The results in Table 5 indicate that the most convenient solutions were always the scroll expanders coupled to gas-fired heaters or ICEs. The ICEs became competitive only at high-power classes having medium-to-high expansion ratios (classes Nos. 8 and 12). Classes Nos. 9, 10, and 11 did not show feasible solutions due to the high temperature of preheating (i.e., high expansion ratio), which implied high costs that cannot be repaid in a reasonable period because of the low power generated. Class No. 1 did not indicate any need of preheating because of the low expansion ratio and the corresponding low isentropic efficiency of scroll expanders. For a given energy recovery technology, the PBP and NPV increased with the size of the system (i.e., on ${\dot{m}}_{DP}$). The ranges of PBP and NPV shown in classes Nos. 1, 2, and 3 (corresponding to low expansion ratio and small available power) suggest that maximizing NPV is never worth the related increase of the PBP. Thus, small size heat recovery systems should be considered as the most proper solutions for these classes. Conversely, in classes having high available power and medium-to-high expansion ratios the choice of the energy recovery system size depends upon the investor objective. For example, in class No. 8, increasing the size of Scroll_ICE systems from the minimum to the maximum value might be an option, because it triples the NPV with an increase of the PBP of only two years. Considering that a reasonable PBP should be lower than four years, only the PRSs included in classes Nos. 2, 3, 4, and 6 are feasible for a commercial diffusion of the proposed energy recovery systems. Results show also that the energy recovery efficiency (Equation (12)) of the proposed solutions ranged from 3 to 30%, depending on the size of the systems. Clearly, the increase of the size corresponds to an increase of the energy recovery efficiency because more of the available energy can be recovered by the system.

Table 6. Recoverable energy at PRS classes.

PRS Classes	Available Energy (GWh/Year)	Recoverable Energy (GWh/Year)	Recoverable Energy (%)
1	8.6	0.26–0.77	3–9
2	25.7	3.85–7.71	15–30
3	11.5	0.92–2.30	8–20
4	14.5	2.9	20
5	72.4	18.8	26
6	27.5	7.1	26
7	14.8	4.0	27
8	65.0	14.9–21.4	23–33
9	46.9	0	0
10	14.4	0	0
11	46.9	0	0
12	35.8	0	0

shows the total amount of the available and recoverable energy from all the 9000 PRSs that were included in the sample.

It appears that the percentage of the recoverable energy from the dominating economically feasible solutions ranges between 13.7% and 16.9%. Note that class No. 12 did not contribute to the recoverable energy calculations even if Table 5 showed an economically feasible solution for this PRS class.
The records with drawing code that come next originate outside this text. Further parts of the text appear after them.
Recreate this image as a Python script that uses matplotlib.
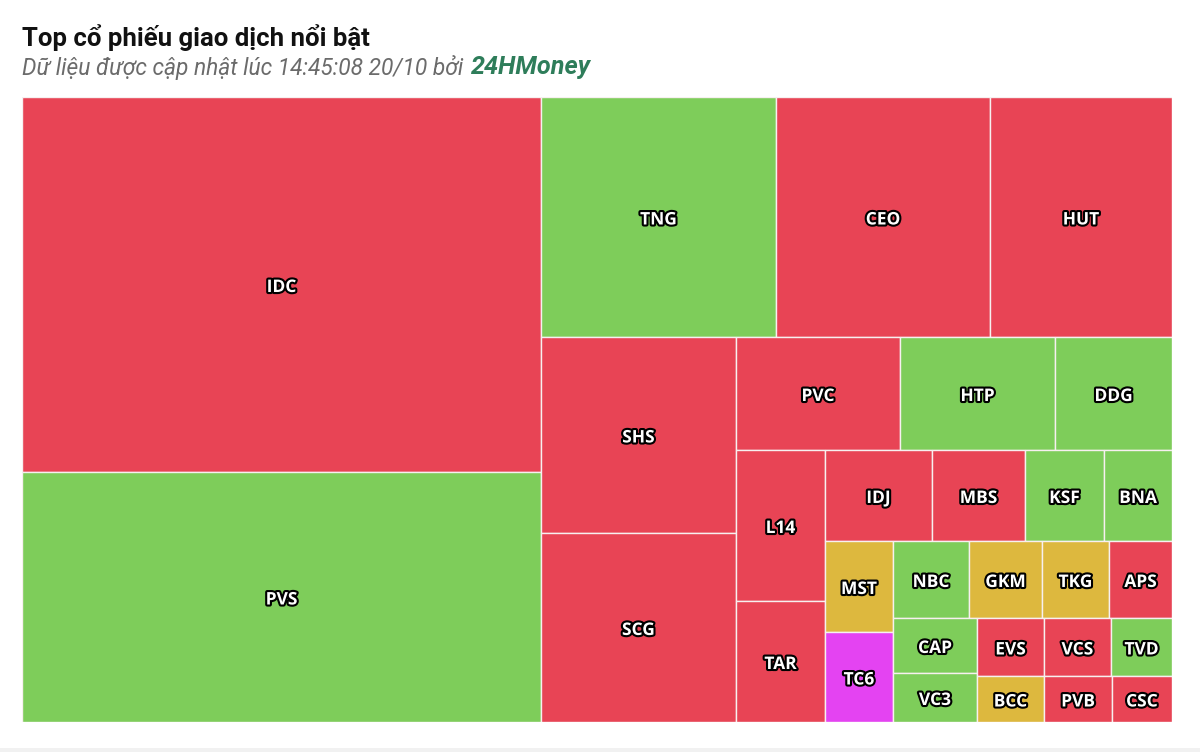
import matplotlib
matplotlib.use("Agg")
import matplotlib.pyplot as plt
from matplotlib.patches import Rectangle
import matplotlib.patheffects as pe
from matplotlib.transforms import offset_copy

# ---- data (estimated relative traded value, in layout order) ----
tickers = ["IDC", "PVS", "TNG", "CEO", "HUT", "SHS", "SCG", "PVC", "HTP", "DDG",
           "L14", "TAR", "IDJ", "MBS", "KSF", "BNA", "MST", "TC6", "NBC", "GKM",
           "TKG", "APS", "CAP", "VC3", "EVS", "VCS", "TVD", "BCC", "PVB", "CSC"]
values = [19463, 12975, 5640, 5136, 4368, 3822, 3686, 1853, 1752, 1322,
          1344, 1077, 974, 846, 719, 619, 619, 612, 585, 562,
          516, 485, 462, 412, 389, 389, 354, 308, 313, 276]
status = ["down", "up", "up", "down", "down", "down", "down", "down", "up", "up",
          "down", "down", "down", "down", "up", "up", "ref", "ceil", "up", "ref",
          "ref", "down", "up", "up", "down", "down", "up", "ref", "down", "down"]

title = "Top cổ phiếu giao dịch nổi bật"
subtitle = "Dữ liệu được cập nhật lúc 14:45:08 20/10 bởi "
brand = "24HMoney"

colors = {"down": "#E84455", "up": "#7ECD5A", "ref": "#DDB83E", "ceil": "#E443F2"}


def squarified(vals, x0, y0, W, H):
    """Port of the Highcharts 'squarified' (alternating low aspect ratio) layout."""
    tot = float(sum(vals))
    rects = []
    g = dict(height=H, width=W, direction=0, total=0.0, nW=0.0, lW=0.0,
             nH=0.0, lH=0.0, el=[], lR=float("nan"), nR=float("nan"))
    plot = dict(x=x0, y=y0)
    nan = float("nan")

    def ar(w, h):
        return max(w / h, h / w)

    def add(el):
        prev = g["el"][-1] if g["el"] else None
        g["total"] += el
        if g["direction"] == 0:
            g["lW"] = g["nW"]
            g["nW"] = g["total"] / g["height"]
            if prev is None:
                g["lR"] = g["nR"] = nan
            else:
                g["lR"] = ar(g["lW"], prev / g["lW"])
                g["nR"] = ar(g["nW"], prev / g["nW"])
        else:
            g["lH"] = g["nH"]
            g["nH"] = g["total"] / g["width"]
            if prev is None:
                g["lR"] = g["nR"] = nan
            else:
                g["lR"] = ar(prev / g["lH"], g["lH"])
                g["nR"] = ar(prev / g["nH"], g["nH"])
        g["el"].append(el)

    def calc(last):
        gW, gH = g["lW"], g["lH"]
        if last:
            gW, gH = g["nW"], g["nH"]
        els = g["el"]
        end = len(els) - 1
        keep = None if last else els[end]
        for i, p in enumerate(els):
            if last or i < end:
                if g["direction"] == 0:
                    pw = gW
                    ph = p / pw
                else:
                    ph = gH
                    pw = p / ph
                rects.append((plot["x"], plot["y"], pw, ph))
                if g["direction"] == 0:
                    plot["y"] += ph
                else:
                    plot["x"] += pw
        g["nW"] = 0.0
        g["lW"] = 0.0
        g["el"] = []
        g["total"] = 0.0
        if g["direction"] == 0:
            g["width"] -= gW
        else:
            g["height"] -= gH
        plot["y"] = y0 + (H - g["height"])
        plot["x"] = x0 + (W - g["width"])
        g["direction"] = 1 - g["direction"]
        if not last:
            add(keep)

    n = len(vals)
    for i, v in enumerate(vals):
        add(W * H * v / tot)
        if g["nR"] > g["lR"]:
            calc(False)
        if i == n - 1:
            calc(True)
    return rects


FW, FH = 1200, 752
fig = plt.figure(figsize=(FW / 100, FH / 100), dpi=100)
fig.patch.set_facecolor("white")

# plot area in pixels
px0, py0, pw_, ph_ = 22, 97, 1150, 625
ax = fig.add_axes([px0 / FW, 1 - (py0 + ph_) / FH, pw_ / FW, ph_ / FH])
ax.set_xlim(0, pw_)
ax.set_ylim(ph_, 0)
ax.axis("off")

label_tr = offset_copy(ax.transData, fig=fig, x=0, y=-2.5, units="dots")
rects = squarified(values, 0, 0, pw_, ph_)
for (x, y, w, h), t, s in zip(rects, tickers, status):
    ax.add_patch(Rectangle((x, y), w, h, facecolor=colors[s], edgecolor="#F7F0F0",
                           linewidth=1.0))
    txt = ax.text(x + w / 2, y + h / 2, t, ha="center", va="center",
                  fontsize=12.5, fontweight="bold", color="white",
                  family=["Open Sans", "DejaVu Sans"], transform=label_tr)
    txt.set_path_effects([pe.withStroke(linewidth=3.0, foreground="black")])

# titles
fig.text(22 / FW, 1 - 38 / FH, title, ha="left", va="center", fontsize=18.5,
         fontweight="bold", color="#111111", family=["Roboto", "DejaVu Sans"])
st = fig.text(22 / FW, 1 - 68 / FH, subtitle, ha="left", va="center", fontsize=16.4,
              fontstyle="italic", color="#6b6b6b", family=["Roboto", "DejaVu Sans"])
fig.canvas.draw()
bb = st.get_window_extent(renderer=fig.canvas.get_renderer())
fig.text(bb.x1 / FW + 2 / FW, 1 - 67 / FH, brand, ha="left", va="center", fontsize=18.2,
         fontstyle="italic", fontweight="bold", color="#2E7D5A",
         family=["Roboto", "DejaVu Sans"])

# faint page separator at the bottom
fig.add_artist(Rectangle((0, 0), 1, 4 / FH, transform=fig.transFigure,
                         facecolor="#F1F1F1", edgecolor="none"))

fig.savefig("out.png", dpi=100, facecolor="white")
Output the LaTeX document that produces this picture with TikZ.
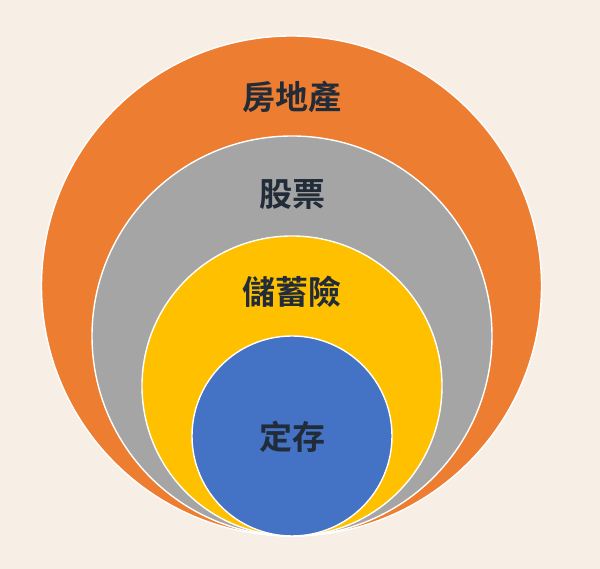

This is due to the large consumption of natural gas of ICEs that involves a primary energy consumption that is higher than the recovered energy from the pressure drop of natural gas. Figure 12 allows for a graphic representation of the results shown in Table 6. In particular, it allocates in the various PRS classes the overall annual available and recoverable energy from the 9000 PRSs included in the sample. Figure 12 highlights that the highest amount of energy is recoverable from PRSs featuring medium pressure ratios.

5. Conclusions

This paper clarifies the reasons behind the poor diffusion of energy recovery systems installed in the gas distribution networks, and provides useful guidelines about the features of the pressure reduction stations (PRSs) that make the installation of specific energy recovery technologies convenient. The example of application refers to the Italian gas distribution networks but has general characteristics that makes it applicable to other similar networks.

The main outcomes of the work are:

• The natural gas flow rate through the majority of PRSs is relatively low (<2000 Stm3/h), and so is the contribution to the energy recovery: The annual-averaged available power of 95% of the PRSs is lower than 50 kW. Currently, the few existing recovery systems are based on turboexpander-generators installed in PRSs with very large natural gas flow rates, indicating their convenience only for high-power stations.
• The economic analysis confirmed that radial turboexpander-generators are not economically feasible in PRSs having an available power between 1 and 500 kW and expansion ratios between 1 and 20.
• Scroll expanders are the most economically doable solution when coupled with gas-fired heaters in the whole range of available power and low-to-medium expansion ratios. They are convenient also when coupled with internal combustion engines in PRSs with high available power and medium-to-high expansion ratios. These volumetric and low-cost expanders seem to open the way for a wide application of energy recovery systems in PRSs.
• Only when the expansion ratios of the PRSs are lower than 3 and the available power is between 10 and 500 kW, can the energy recovery systems be paid off within reasonable periods (<4 years).
• The three classes of PRSs with high expansion ratios (>8) and low-to-medium available power (up to 200 kW) are neither thermodynamically nor economically suitable for energy recovery because of the high costs of the heating devices supplying the high-temperature thermal energy for preheating. Only if the available power is higher than 200 kW is the energy recovery system, including a cogeneration internal combustion engine (CHP-ICE), economically viable in spite of the consumption of fuel that is higher than the energy recovered. Thus, this PRSs with high expansion ratios cannot be considered for energy recovery.
• Using the economically feasible solutions, the total recoverable energy from the 9000 PRSs belonging to the Italian gas distribution network is approximately 15% (60 GWh/year) of the total available energy from the same PRSs (384 GWh/year).

The above findings allow assessing that small-size and low-cost energy recovery systems should be employed to achieve a large-scale diffusion of these systems. The costs and performance of other types of volumetric expanders should be further investigated to find the most convenient one for these applications.